Medical organizations have weighed in as well, warning that conversion therapy is both ineffective and potentially dangerous, citing links to depression, anxiety, and suicidality among minors. Colorado’s defenders warn that a ruling in Chiles’ favor could destabilize longstanding health care regulations and undermine states’ power to set standards for professional conduct. “If the court were to accept Chiles’ argument that any time there’s a professional regulation of medical care that applies to what a provider can and cannot say, that’s a free speech issue... that would be a very revolutionary, dramatic change in the current legal landscape,” Minter told CBS News.
The Supreme Court’s term will also see arguments in West Virginia v. B.P.J., a case that could set a national precedent on transgender athletes’ participation in school sports. West Virginia’s Save Women’s Sports Act bars transgender girls from competing on girls’ teams from middle school through college. The law was challenged by the ACLU on behalf of Becky Pepper-Jackson, the state’s only openly transgender athlete, who argued the ban violates Title IX and the Equal Protection Clause. The Fourth Circuit Court of Appeals blocked the law, but the Supreme Court agreed in July 2025 to hear the case. If the ADF prevails, the ruling could pave the way for similar bans nationwide and potentially exclude transgender athletes from school sports even in states without such laws, depending on how sports leagues respond.

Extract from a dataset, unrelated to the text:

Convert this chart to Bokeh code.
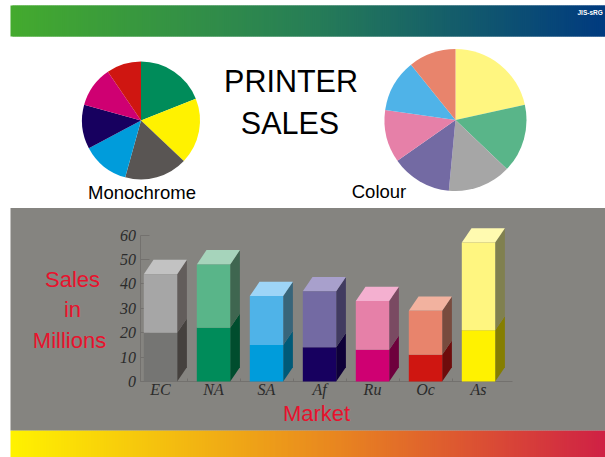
from math import pi

from bokeh.core.properties import value
from bokeh.embed import file_html
from bokeh.models import FixedTicker, Range1d
from bokeh.plotting import figure
from bokeh.resources import INLINE

# Sales in millions per market
markets = ["EC", "NA", "SA", "Af", "Ru", "Oc", "As"]
monochrome = [20, 22, 15, 14, 13, 11, 21]
colour = [24, 26, 20, 23, 20, 18, 36]
y_ticks = [0, 10, 20, 30, 40, 50, 60]

# Market order round the two pies, clockwise from twelve o'clock
pie_order = [6, 1, 0, 3, 4, 2, 5]
mono_pie_order = [1, 6, 0, 2, 3, 4, 5]

mono_front = ["#757573", "#008C5A", "#009CDB", "#17005F", "#CF0072", "#CF1611", "#FFF200"]
mono_side = ["#45413E", "#004D2E", "#005A78", "#0E0038", "#6E003D", "#6E0C0C", "#857E00"]
mono_pie = ["#595553", "#008C5A", "#009CDB", "#17005F", "#CF0072", "#CF1611", "#FFF200"]
colour_front = ["#A6A6A6", "#59B589", "#4FB3E8", "#736AA3", "#E680A8", "#E8846C", "#FFF680"]
colour_side = ["#625D5B", "#3F6650", "#38657A", "#413B60", "#7A4A62", "#784B3E", "#80804F"]
colour_top = ["#C2C2C2", "#A6D4BB", "#9ED5F7", "#A8A0CC", "#F4B0D0", "#F2B29F", "#FFFAB0"]

WIDTH, HEIGHT = 605, 457
RED = "#E8122D"
GREY = "#858480"

# Value scale fills the page: category 0 centred at 160 px, 53 px per category,
# sales 0 at 381 px, 2.44 px per million.
PX_X, PX_Y = 53.0, 2.44
x0, y0 = 160.0, 381.0

p = figure(
    width=WIDTH, height=HEIGHT, output_backend="svg", toolbar_location=None,
    x_range=Range1d(-x0 / PX_X, (WIDTH - x0) / PX_X),
    y_range=Range1d((y0 - HEIGHT) / PX_Y, y0 / PX_Y),
    min_border=0, tools="",
)
p.extra_x_ranges = {"page": Range1d(0, WIDTH)}
p.extra_y_ranges = {"page": Range1d(HEIGHT, 0)}
p.grid.visible = False
p.outline_line_color = None
p.background_fill_color = "white"
p.border_fill_color = "white"
PAGE = dict(x_range_name="page", y_range_name="page")


def lerp_colour(stops, t):
    for (t0, c0), (t1, c1) in zip(stops, stops[1:]):
        if t <= t1:
            f = (t - t0) / (t1 - t0)
            return "#%02X%02X%02X" % tuple(round(a + (b - a) * f) for a, b in zip(c0, c1))
    return "#%02X%02X%02X" % stops[-1][1]


def banner(top, bottom, stops):
    # Each strip runs past its neighbour's edge so no seams show between them
    lefts = list(range(10, WIDTH, 2))
    p.quad(
        left=lefts, right=[min(v + 4, WIDTH) for v in lefts], top=top, bottom=bottom,
        color=[lerp_colour(stops, (v - 10) / (WIDTH - 10)) for v in lefts],
        line_color=None, level="image", **PAGE,
    )


banner(5, 36, [(0, (0x44, 0xAA, 0x2E)), (0.5, (0x27, 0x7E, 0x56)), (1, (0x00, 0x3A, 0x80))])
banner(430, 457, [(0, (0xFF, 0xF2, 0x00)), (0.55, (0xE8, 0x85, 0x20)), (1, (0xCF, 0x20, 0x45))])
p.quad(left=10, right=WIDTH, top=207.5, bottom=430, color=GREY, line_color=None, level="image", **PAGE)


def pie(cx, cy, radius, values, colours):
    total = sum(values)
    start = 0.0
    for v, c in zip(values, colours):
        end = start + v / total * 2 * pi
        p.wedge(
            x=cx, y=cy, radius=radius, start_angle=pi / 2 - end, end_angle=pi / 2 - start,
            color=c, line_color=None, **PAGE,
        )
        start = end


pie(140.5, 120, 59, [monochrome[i] for i in mono_pie_order], [mono_pie[i] for i in mono_pie_order])
pie(455, 119.5, 71, [colour[i] for i in pie_order], [colour_front[i] for i in pie_order])

# Axes sit inside the page, behind the bars
BAR_W = 0.63
DX, DY = 0.183, 5.85

xaxis = p.xaxis[0]
xaxis.fixed_location = 0
xaxis.bounds = (-0.368, 6.64)
xaxis.ticker = FixedTicker(ticks=list(range(len(markets))), minor_ticks=[i + 0.5 for i in range(-1, 6)])
xaxis.major_label_overrides = {i: m for i, m in enumerate(markets)}
xaxis.major_tick_in = 0
xaxis.major_tick_out = 0
xaxis.minor_tick_in = 3
xaxis.minor_tick_out = 0
xaxis.major_label_standoff = -1

yaxis = p.yaxis[0]
yaxis.fixed_location = -0.368
yaxis.bounds = (0, 60)
yaxis.ticker = FixedTicker(ticks=y_ticks)
yaxis.minor_tick_line_color = None
yaxis.major_tick_in = 9
yaxis.major_tick_out = 0
yaxis.major_label_standoff = 5

for axis in (xaxis, yaxis):
    axis.level = "underlay"
    axis.axis_line_color = "#73716E"
    axis.major_tick_line_color = "#73716E"
    axis.major_label_text_font = "Liberation Serif"
    axis.major_label_text_font_style = "italic"
    axis.major_label_text_font_size = "16px"
    axis.major_label_text_color = "#2B2B2B"
xaxis.minor_tick_line_color = "#73716E"
yaxis.major_label_orientation = "horizontal"

# Stacked bars with an extruded side and lid
idx = list(range(len(markets)))
totals = [m + c for m, c in zip(monochrome, colour)]
lefts = [i - BAR_W / 2 for i in idx]
rights = [i + BAR_W / 2 for i in idx]


def side(r, low, high):
    return [r, r + DX, r + DX, r], [low, low + DY, high + DY, high]


lower = [side(r, 0, m) for r, m in zip(rights, monochrome)]
upper = [side(r, m, t) for r, m, t in zip(rights, monochrome, totals)]
p.patches([s[0] for s in lower], [s[1] for s in lower], color=mono_side, line_color=None)
p.patches([s[0] for s in upper], [s[1] for s in upper], color=colour_side, line_color=None)
p.patches(
    [[a, a + DX, b + DX, b] for a, b in zip(lefts, rights)],
    [[t, t + DY, t + DY, t] for t in totals],
    color=colour_top, line_color=None,
)
p.vbar(x=idx, width=BAR_W, bottom=0, top=monochrome, color=mono_front, line_color=None)
p.vbar(x=idx, width=BAR_W, bottom=monochrome, top=totals, color=colour_front, line_color=None)


def label(x, y, text, size, color="black", align="center", style="normal"):
    p.text(
        x=[x], y=[y], text=[text], text_font=value("Liberation Sans"), text_font_size=f"{size}px",
        text_color=color, text_align=align, text_baseline="middle", text_font_style=style, **PAGE,
    )


label(290.5, 80, "PRINTER", 30.5)
label(289.5, 122, "SALES", 30.5)
label(141.5, 192, "Monochrome", 18.5)
label(378.5, 191, "Colour", 18.5)
label(72, 279, "Sales", 22, RED)
label(72, 309, "in", 22, RED)
label(69, 340, "Millions", 22, RED)
label(316, 413, "Market", 22, RED)
label(577, 12, "JIS-sRG", 6.5, "white", "left", "bold")

open("out.html", "w").write(file_html(p, INLINE))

A third ADF-backed case, First Choice Women’s Resource Centers v. Platkin, could have sweeping implications for state oversight of so-called “crisis pregnancy centers.” The case centers on whether federal courts can intervene in state investigations, specifically New Jersey’s probe into whether First Choice Women’s Resource Centers misled donors and clients about the services they provide. New Jersey’s attorney general issued a subpoena for fundraising records, which First Choice challenged as a violation of its First Amendment rights. Lower courts sided with the state, but the Supreme Court granted review in June 2025. If the ADF wins, it could sharply limit states’ ability to investigate and regulate anti-abortion centers, creating a new First Amendment shield against subpoenas in such cases.
Beyond these headline-grabbing disputes, the Court’s term includes cases on the Voting Rights Act and the president’s authority to fire independent agency officials. All of this unfolds as Chief Justice John Roberts marks his 20th year on the bench—a tenure that has seen the Court hand down landmark decisions expanding corporate rights, restricting voting access, and overturning Roe v. Wade. According to Rewire News Group, the Court’s legitimacy is at a historic low, with polling showing public trust eroding amid perceptions of partisanship and judicial overreach.
As the justices take their seats for another high-stakes term, the nation watches closely. The decisions made in the coming months will ripple far beyond the courtroom, shaping the contours of American law and society for years—if not decades—to come.